オゾン層のある成層圏ではオゾン濃度の減少が問題となっているが、地上から約10kmまでの対流圏では逆に、オゾン濃度が増加し続けている。オゾン(O3)は、自動車や工場から排出されたNOxや揮発性有機化合物(VOC: Volatile Organic Compounds)などの汚染物質が光化学反応を起こして発生する。大気中の酸化性物質として人間や生態系に有害な影響を与えるとともに、温室効果ガスでもある対流圏オゾンの平均濃度は、日本でも上昇傾向にあり、都市から遠く離れた隠岐などの離島においても、中国大陸から運ばれてきた大気中の濃度がわが国の環境基準を超えている場合もある(秋元、2003)。
酸性雨は発生地域だけの問題ではなく、その影響は国境を越え広範囲に及ぶ。とくに東アジア地域は経済発展が急速であり、エネルギー消費も増加している。これらの現状を踏まえた上で、本章では東アジア諸国における越境大気汚染の現状について述べる。
2.東アジア諸国のエネルギー消費
2.1 東アジアのエネルギー需要とその特徴
アジア地域には世界人口の6割が居住し、その経済活動は世界の国内総生産(GDP)合計の4分の1程度を占めている。我が国とその近隣諸国の中国、インドネシア、韓国、台湾、タイ、フィリピン、マレーシアの8ヶ国地域(以下、東アジア諸国)については、世界の陸地面積の1割を占めるにすぎないが、人口で3割、経済活動では2割強がここに集中している。これらの人口増と経済活動の活発化に伴い、エネルギー消費は急増し、SOx、NOx、二酸化炭素(CO2)などの排出の増加も顕著であり、局地汚染に加えて地球環境にも大きな影響を与えている。

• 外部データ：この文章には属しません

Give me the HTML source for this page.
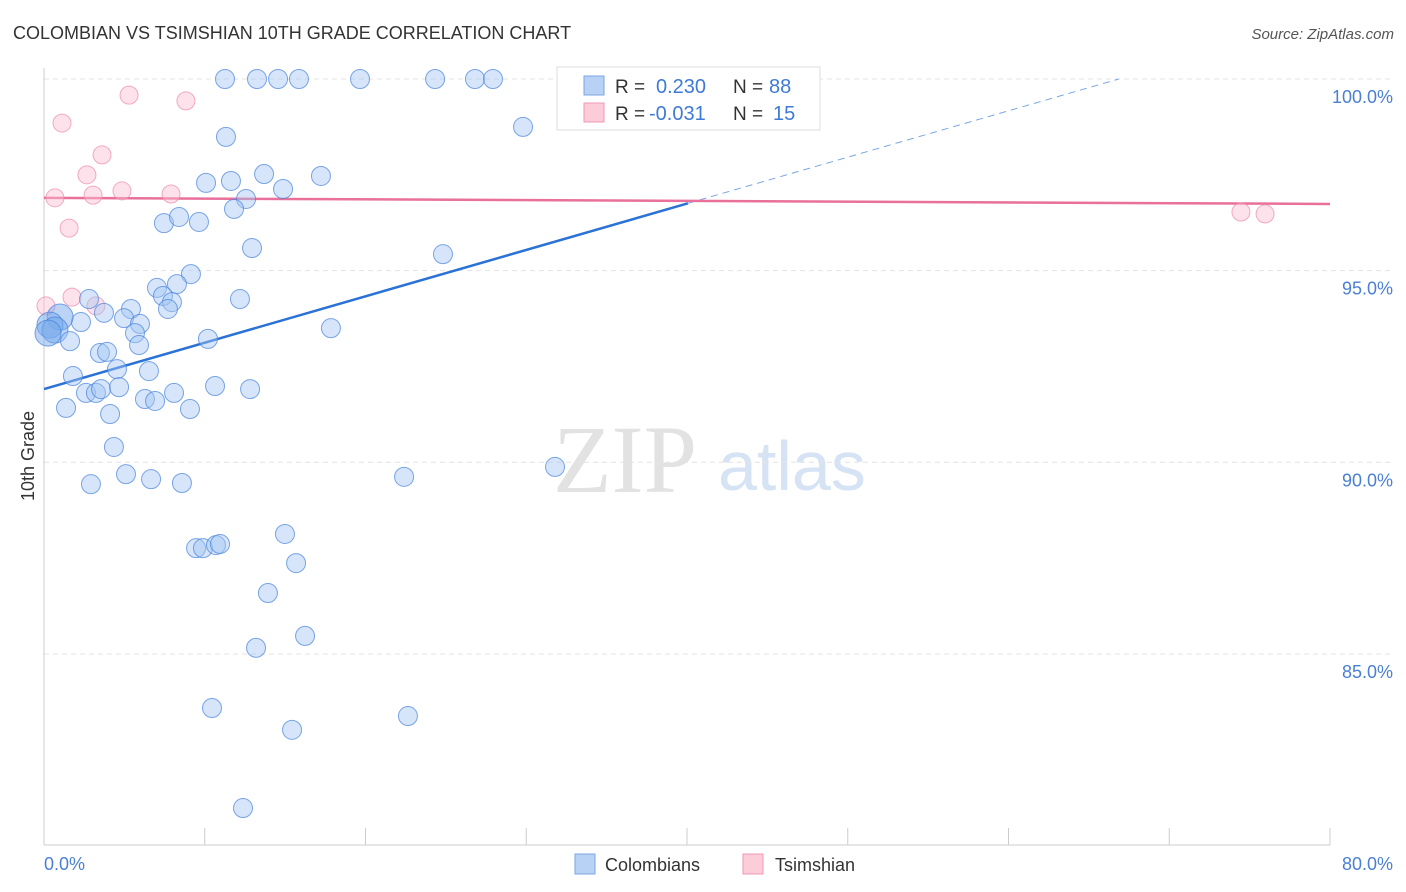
<!DOCTYPE html>
<html><head><meta charset="utf-8"><style>
body{margin:0;background:#fff;font-family:"Liberation Sans",sans-serif;}
svg{display:block}
</style></head><body>
<svg id="chart" width="1406" height="892" xmlns="http://www.w3.org/2000/svg">
<text x="13" y="39" font-size="18" fill="#333">COLOMBIAN VS TSIMSHIAN 10TH GRADE CORRELATION CHART</text>
<text x="1394" y="39" font-size="15" fill="#555" text-anchor="end" font-style="italic">Source: ZipAtlas.com</text>
<g>
<text x="553" y="492" font-size="96" font-family="Liberation Serif,serif" fill="#e2e2e2">ZIP</text>
<text x="718" y="490" font-size="70" fill="#d6e3f5">atlas</text>
</g>
<g id="grid"></g>
<g id="axes"></g>
<g id="trends"></g>
<g id="points"></g>
<text transform="translate(34,456) rotate(-90)" font-size="18" fill="#333" text-anchor="middle">10th Grade</text>
<text x="44" y="870" font-size="18" fill="#4a7fd4">0.0%</text>
<text x="1393" y="870" font-size="18" fill="#4a7fd4" text-anchor="end">80.0%</text>
<g>
<rect x="557" y="67" width="263" height="63" fill="#fff" stroke="#ddd"/>
<rect x="584" y="76" width="20" height="19" fill="#b8d2f5" stroke="#7aa6e3"/>
<rect x="584" y="103" width="20" height="19" fill="#fcccd9" stroke="#ef9ab4"/>
<text x="615" y="93" font-size="19" fill="#333">R =</text>
<text x="656" y="93" font-size="20" fill="#3f7ad6">0.230</text>
<text x="733" y="93" font-size="19" fill="#333">N =</text>
<text x="769" y="93" font-size="20" fill="#3f7ad6">88</text>
<text x="615" y="120" font-size="19" fill="#333">R =</text>
<text x="649" y="120" font-size="20" fill="#3f7ad6">-0.031</text>
<text x="733" y="120" font-size="19" fill="#333">N =</text>
<text x="773" y="120" font-size="20" fill="#3f7ad6">15</text>
</g>
<g>
<rect x="575" y="854" width="20" height="20" fill="#b8d2f5" stroke="#7aa6e3"/>
<text x="605" y="871" font-size="18" fill="#333">Colombians</text>
<rect x="743" y="854" width="20" height="20" fill="#fcccd9" stroke="#ef9ab4"/>
<text x="775" y="871" font-size="18" fill="#333">Tsimshian</text>
</g>
</svg>
<script>
const yTicks=[100,95,90,85];
const yTickLabels=["100.0%","95.0%","90.0%","85.0%"];
const blueX=[11.26,13.25,14.56,15.86,19.66,24.33,26.81,27.93,32.66,39.32,11.32,29.80,10.08,11.63,13.69,17.23,14.87,12.57,11.82,7.46,8.40,9.64,12.94,24.82,9.14,8.27,7.03,7.40,7.96,7.71,12.19,2.80,5.41,3.73,4.98,5.97,2.30,1.00,0.37,0.68,0.25,1.62,5.66,5.91,10.20,17.85,3.48,3.92,4.54,6.53,1.80,2.61,3.23,3.55,4.67,6.28,6.91,8.09,10.64,12.82,1.37,4.11,9.08,4.35,31.79,5.10,6.66,8.58,22.40,2.92,9.46,9.89,10.70,10.95,14.99,15.68,13.93,16.24,13.19,10.45,22.64,15.43,12.38];
const blueY=[100,100,100,100,100,100,100,100,100,100,98.49,98.75,97.29,97.34,97.52,97.47,97.13,96.87,96.61,96.24,96.40,96.27,95.59,95.43,94.91,94.65,94.55,94.34,94.18,94.00,94.26,94.26,94.00,93.90,93.76,93.61,93.66,93.79,93.58,93.45,93.37,93.16,93.37,93.06,93.22,93.50,92.85,92.88,92.43,92.38,92.25,91.81,91.81,91.91,91.96,91.65,91.60,91.81,91.99,91.91,91.42,91.26,91.39,90.40,89.88,89.69,89.56,89.46,89.62,89.43,87.76,87.76,87.84,87.87,88.13,87.37,86.59,85.47,85.16,83.59,83.38,83.02,80.98];
const pinkX=[0.12,0.68,1.12,1.56,1.74,2.67,3.05,3.23,3.61,4.85,5.29,7.90,8.83,74.46,75.96];
const pinkY=[94.08,96.90,98.85,96.11,94.31,97.50,96.97,94.08,98.02,97.08,99.58,97.00,99.43,96.53,96.48];
const blueTrend=[91.91,0.121];
const pinkTrend=[96.90,-0.002];
const NS="http://www.w3.org/2000/svg";
const sx=v=>44+v*16.075;
const sy=v=>79+(100-v)*38.33;
function mk(tag,attrs,parent){const e=document.createElementNS(NS,tag);for(const k in attrs)e.setAttribute(k,attrs[k]);parent.appendChild(e);return e;}
const grid=document.getElementById('grid'),axes=document.getElementById('axes'),tr=document.getElementById('trends'),pts=document.getElementById('points');
yTicks.forEach((t,i)=>{
 const l=mk('line',{x1:44,x2:1393,y1:sy(t),y2:sy(t),stroke:'#e3e3e3','stroke-dasharray':'5,4'},grid);
 
 
 const tx=mk('text',{x:1393,y:sy(t)+24,'font-size':18,fill:'#4a7fd4','text-anchor':'end'},grid);
 tx.textContent=yTickLabels[i];
 
 
});
const ya=mk('line',{x1:44,x2:44,y1:68,y2:845,stroke:'#ccc'},axes);


const xa=mk('line',{x1:44,x2:1330,y1:845,y2:845,stroke:'#ccc'},axes);


for(let i=0;i<=8;i++){const t=mk('line',{x1:sx(i*10),x2:sx(i*10),y1:828,y2:845,stroke:'#ccc'},axes);
 
 }
const xEnd=(100-blueTrend[0])/blueTrend[1];
const b1=mk('line',{x1:sx(0),y1:sy(blueTrend[0]),x2:sx(40.06),y2:sy(blueTrend[0]+blueTrend[1]*40.06),stroke:'#2a72d6','stroke-width':2.5},tr);


const b2=mk('line',{x1:sx(40.06),y1:sy(blueTrend[0]+blueTrend[1]*40.06),x2:sx(xEnd),y2:sy(100),stroke:'#7aa6e3','stroke-width':1,'stroke-dasharray':'7,5'},tr);


const p1=mk('line',{x1:sx(0),y1:sy(pinkTrend[0]),x2:sx(80),y2:sy(pinkTrend[0]+pinkTrend[1]*80),stroke:'#e8709a','stroke-width':2.5},tr);


pinkX.forEach((x,i)=>{const c=mk('circle',{cx:sx(x),cy:sy(pinkY[i]),r:9,fill:'rgba(250,190,210,0.45)',stroke:'rgba(236,140,170,0.7)','stroke-width':1},pts);
 
 });
blueX.forEach((x,i)=>{const big=x<1.2&&blueY[i]>93&&blueY[i]<94;const c=mk('circle',{cx:sx(x),cy:sy(blueY[i]),r:big?13:9.5,fill:big?'rgba(120,170,235,0.5)':'rgba(165,198,242,0.45)',stroke:'rgba(70,130,220,0.7)','stroke-width':1},pts);
 
 });
</script>
</body></html>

国際エネルギー機関(IEA: International Energy Agency、2010)によると、アジア途上国の全世界に対するエネルギー需要構成比は、2008年の29%から2020年の35%、2035年の39%へと増加が見込まれている。それに対しOECD先進国では、2008年の44%から2020年の38%、2035年の33%へと減少することが見込まれる。また、東アジア地域のエネルギー需要量は1980年代以降急速に増加し、絶対量でも堅調に伸び続ける見通しである。世界全体のエネルギー供給源の構成と比較して、東アジア地域の最も大きく異なる特徴は、天然ガスの構成比が低く、石炭の構成比(2000年で38%)が高い点であり、東アジアにとって石炭が極めて重要な位置づけを持つエネルギーであることを示している。
2.2 東アジアにおける石炭利用の拡大と大気汚染
1990年代におけるエネルギー消費拡大の加速化で、大気汚染を中心とする環境問題が東アジアでは深刻である。東アジアの環境問題が深刻化する大きな理由の1つに、国内資源の石炭に依存せざるを得ない状況がある。2012年の世界平均では、一次エネルギーに占める石炭のシェアが29%に過ぎないが、アジア平均では50%に上昇する。とくに中国ではエネルギー消費を国内炭に大きく依存しており、66%(2008年)に達している(IEA、2010)。また、鉄鋼用の需要が低下してきた一方、発電用の需要が拡大してきている。さらに、中国のみならずインドネシア、マレーシアなどの産油国でも、発電部門を中心に石炭の利用拡大が進んでいる。こうして中国では、発電所など固定発生源からの浮遊粉塵と二酸化硫黄(SO2)による大気汚染が環境問題を引き起こす主な原因となっている。